== TASK DESCRIPTION ==
Quote word for word the lines below, beginning with the first and ending with the one that has "import pandas as pd". Drop the pictures.

== DATA ==
◆ ◆ ◆

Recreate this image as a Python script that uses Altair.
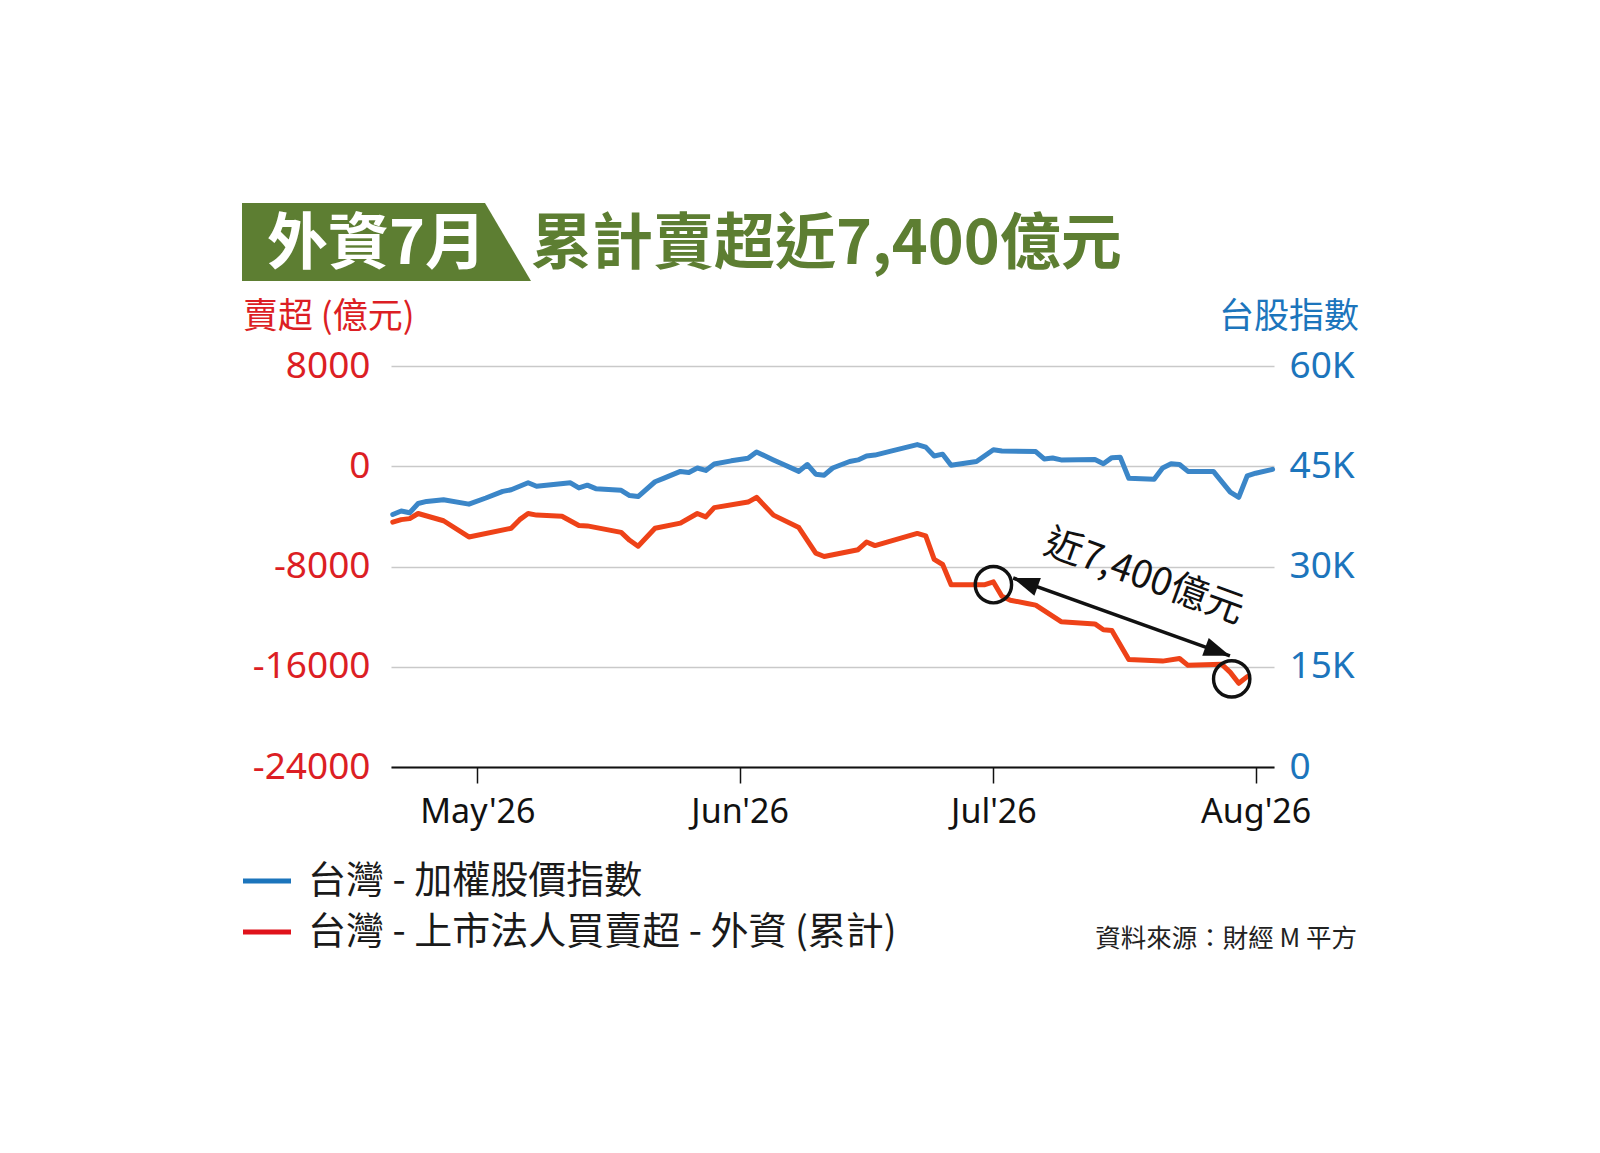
import altair as alt
import pandas as pd

# ---------------- data ----------------
blue_dates = [
    "2026-04-21", "2026-04-22", "2026-04-23", "2026-04-24", "2026-04-25", "2026-04-27",
    "2026-04-30", "2026-05-02", "2026-05-04", "2026-05-05", "2026-05-07", "2026-05-08",
    "2026-05-10", "2026-05-12", "2026-05-13", "2026-05-14", "2026-05-15", "2026-05-18",
    "2026-05-19", "2026-05-20", "2026-05-22", "2026-05-23", "2026-05-25", "2026-05-26",
    "2026-05-27", "2026-05-28", "2026-05-29", "2026-05-31", "2026-06-02", "2026-06-03",
    "2026-06-05", "2026-06-06", "2026-06-08", "2026-06-09", "2026-06-10", "2026-06-11",
    "2026-06-12", "2026-06-14", "2026-06-15", "2026-06-16", "2026-06-17", "2026-06-19",
    "2026-06-22", "2026-06-23", "2026-06-24", "2026-06-25", "2026-06-26", "2026-06-29",
    "2026-07-01", "2026-07-02", "2026-07-06", "2026-07-07", "2026-07-08", "2026-07-09",
    "2026-07-13", "2026-07-14", "2026-07-15", "2026-07-16", "2026-07-17", "2026-07-20",
    "2026-07-21", "2026-07-22", "2026-07-23", "2026-07-24", "2026-07-27", "2026-07-29",
    "2026-07-30", "2026-07-31", "2026-08-01", "2026-08-03",
]
blue_values = [
    37780, 38300, 38040, 39430, 39740, 40000,
    39330, 40250, 41240, 41490, 42530, 42010,
    42260, 42530, 41750, 42170, 41650, 41400,
    40620, 40470, 42680, 43190, 44230, 44070,
    44740, 44380, 45330, 45810, 46190, 47140,
    45950, 45380, 44230, 45260, 43810, 43660,
    44740, 45710, 45950, 46530, 46670, 47290,
    48240, 47860, 46530, 46810, 45140, 45710,
    47470, 47290, 47190, 46100, 46240, 45950,
    46000, 45380, 46290, 46330, 43200, 43040,
    44740, 45380, 45260, 44230, 44230, 41130,
    40360, 43560, 43960, 44540,
]

red_dates = [
    "2026-04-21", "2026-04-22", "2026-04-23", "2026-04-24", "2026-04-27", "2026-04-30",
    "2026-05-05", "2026-05-06", "2026-05-07", "2026-05-08", "2026-05-11", "2026-05-13",
    "2026-05-14", "2026-05-18", "2026-05-19", "2026-05-20", "2026-05-22", "2026-05-25",
    "2026-05-27", "2026-05-28", "2026-05-29", "2026-06-02", "2026-06-03", "2026-06-05",
    "2026-06-08", "2026-06-10", "2026-06-11", "2026-06-15", "2026-06-16", "2026-06-17",
    "2026-06-22", "2026-06-23", "2026-06-24", "2026-06-25", "2026-06-26", "2026-06-30",
    "2026-07-01", "2026-07-02", "2026-07-03", "2026-07-05", "2026-07-06", "2026-07-09",
    "2026-07-13", "2026-07-14", "2026-07-15", "2026-07-17", "2026-07-21", "2026-07-23",
    "2026-07-24", "2026-07-28", "2026-07-29", "2026-07-30", "2026-07-31",
]
red_values = [
    -4455, -4260, -4180, -3770, -4350, -5640,
    -4950, -4260, -3770, -3900, -3990, -4730,
    -4760, -5280, -5910, -6380, -4950, -4540,
    -3770, -4040, -3300, -2860, -2480, -3900,
    -4890, -6930, -7200, -6660, -6050, -6330,
    -5360, -5550, -7430, -7840, -9450, -9450,
    -9230, -10370, -10690, -10950, -11080, -12400,
    -12580, -13050, -13100, -15420, -15550, -15340,
    -15890, -15810, -16450, -17320, -16790,
]

x_tick_months = [5, 6, 7, 8]
left_ticks = [-24000, -16000, -8000, 0, 8000]
right_ticks = [0, 15000, 30000, 45000, 60000]

# annotation anchors (data coordinates)
circle_dates = ["2026-07-01T00:00:00", "2026-07-29T04:00:00"]
circle_values = [-9450, -16970]
arrow_dates = ["2026-07-03T08:00:00", "2026-07-28T23:00:00"]
arrow_values = [-8919, -15128]
note_dates = ["2026-07-18T19:00:00"]
note_values = [-8895]
note_text = "近7,400億元"

title_box_text = "外資7月"
title_text = "累計賣超近7,400億元"
left_title = "賣超 (億元)"
right_title = "台股指數"
legend_labels = ["台灣 - 加權股價指數", "台灣 - 上市法人買賣超 - 外資 (累計)"]
source_text = "資料來源：財經 M 平方"

# ---------------- styles ----------------
GREEN = "#5D7E32"
RED_TXT = "#DC1E24"
BLUE_TXT = "#1C75BC"
RED_LINE = "#EE4218"
BLUE_LINE = "#3B86C8"
CJK = "Noto Sans CJK TC"
LAT = "Noto Sans"
W, H = 883, 401

blue_df = pd.DataFrame({"date": pd.to_datetime(blue_dates), "value": blue_values})
red_df = pd.DataFrame({"date": pd.to_datetime(red_dates), "value": red_values})
circ_df = pd.DataFrame({"date": pd.to_datetime(circle_dates), "value": circle_values})
arrow_df = pd.DataFrame({
    "date": pd.to_datetime([arrow_dates[0]]), "value": [arrow_values[0]],
    "date2": pd.to_datetime([arrow_dates[1]]), "value2": [arrow_values[1]],
})
head1_df = pd.DataFrame({"date": pd.to_datetime([arrow_dates[0]]), "value": [arrow_values[0]]})
head2_df = pd.DataFrame({"date": pd.to_datetime([arrow_dates[1]]), "value": [arrow_values[1]]})
note_df = pd.DataFrame({"date": pd.to_datetime(note_dates), "value": note_values})
one = pd.DataFrame({"k": [0]})

x_domain = [alt.DateTime(year=2026, month=4, date=20, hours=19),
            alt.DateTime(year=2026, month=8, date=3, hours=4)]

x_enc = alt.X(
    "date:T",
    title=None,
    scale=alt.Scale(domain=x_domain),
    axis=alt.Axis(
        values=[alt.DateTime(year=2026, month=m, date=1) for m in x_tick_months],
        format="%b'%y", labelFont=LAT, labelFontSize=34, labelColor="#111111",
        tickColor="#111111", tickSize=16, tickWidth=1.5, domainColor="#111111",
        domainWidth=2.2, labelPadding=12, grid=False, labelFlush=False,
    ),
)

y_left = alt.Y(
    "value:Q",
    title=None,
    scale=alt.Scale(domain=[-24000, 8000], nice=False, zero=False),
    axis=alt.Axis(
        orient="left", values=left_ticks, labelExpr="datum.value + ''",
        labelFont=LAT, labelFontSize=37, labelColor=RED_TXT, labelPadding=21,
        ticks=False, tickSize=0, domain=False, grid=True, gridColor="#C9C9C9",
        gridWidth=1.5, labelFlush=False,
    ),
)

y_right = alt.Y(
    "value:Q",
    title=None,
    scale=alt.Scale(domain=[0, 60000], nice=False),
    axis=alt.Axis(
        orient="right", values=right_ticks,
        labelExpr="datum.value == 0 ? '0' : (datum.value / 1000) + 'K'",
        labelFont=LAT, labelFontSize=37, labelColor=BLUE_TXT, labelPadding=15,
        ticks=False, tickSize=0, domain=False, grid=False, labelFlush=False,
    ),
)

red_line = alt.Chart(red_df).mark_line(
    color=RED_LINE, strokeWidth=5, strokeJoin="round", strokeCap="round"
).encode(x=x_enc, y=y_left)

blue_line = alt.Chart(blue_df).mark_line(
    color=BLUE_LINE, strokeWidth=5, strokeJoin="round", strokeCap="round"
).encode(x=x_enc, y=y_right)

circles = alt.Chart(circ_df).mark_point(
    shape="circle", filled=False, size=1320, stroke="#111111", strokeWidth=3.4, opacity=1
).encode(x=x_enc, y=y_left)

arrow_line = alt.Chart(arrow_df).mark_rule(color="#111111", strokeWidth=3.6).encode(
    x=x_enc, y=y_left, x2="date2:T", y2="value2:Q"
)

HEAD = "M0,0L0.8,2.2L-0.8,2.2Z"
head1 = alt.Chart(head1_df).mark_point(
    shape=HEAD, filled=True, size=560, angle=290, color="#111111", opacity=1
).encode(x=x_enc, y=y_left)
head2 = alt.Chart(head2_df).mark_point(
    shape=HEAD, filled=True, size=560, angle=110, color="#111111", opacity=1
).encode(x=x_enc, y=y_left)

note = alt.Chart(note_df).mark_text(
    text=note_text, font=CJK, fontSize=38, angle=20, color="#111111",
    align="center", baseline="middle"
).encode(x=x_enc, y=y_left)

# ---------------- decorations (title, axis titles, legend, source) ----------------
def txt(t, x, y, size, color, align="left", weight="normal", font=CJK):
    return alt.Chart(one).mark_text(
        text=t, font=font, fontSize=size, color=color, align=align,
        baseline="middle", fontWeight=weight
    ).encode(x=alt.value(x), y=alt.value(y))

title_box = alt.Chart(one).mark_point(
    shape="M0,0L243,0L289,78L0,78Z", filled=True, size=4, color=GREEN, opacity=1
).encode(x=alt.value(-149), y=alt.value(-163))

decor = [
    title_box,
    txt(title_box_text, -124, -120, 61, "#FFFFFF", weight="bold"),
    txt(title_text, 140, -120, 61, GREEN, weight="bold"),
    txt(left_title, -148, -49, 35, RED_TXT),
    txt(right_title, 968, -49, 35, BLUE_TXT, align="right"),
    alt.Chart(one).mark_rule(color=BLUE_TXT, strokeWidth=5).encode(
        x=alt.value(-148), x2=alt.value(-100), y=alt.value(515)),
    txt(legend_labels[0], -83, 516, 38, "#1A1A1A"),
    alt.Chart(one).mark_rule(color="#E0121B", strokeWidth=5).encode(
        x=alt.value(-148), x2=alt.value(-100), y=alt.value(566)),
    txt(legend_labels[1], -83, 567, 38, "#1A1A1A"),
    txt(source_text, 966, 573, 25.5, "#222222", align="right"),
]

red_group = alt.layer(red_line, circles, arrow_line, head1, head2, note, *decor)

chart = alt.layer(red_group, blue_line).resolve_scale(y="independent").properties(
    width=W, height=H,
    autosize=alt.AutoSizeParams(type="none"),
    padding={"left": 383, "top": 358, "right": 318, "bottom": 378},
    background="white",
).configure_view(stroke="transparent")

chart.save("out.html", embed_options={"renderer": "svg", "actions": False})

◆ ◆ ◆

== RESULT OF THIS EXERCISE ==
Recreate this image as a Python script that uses Altair.
import altair as alt
import pandas as pd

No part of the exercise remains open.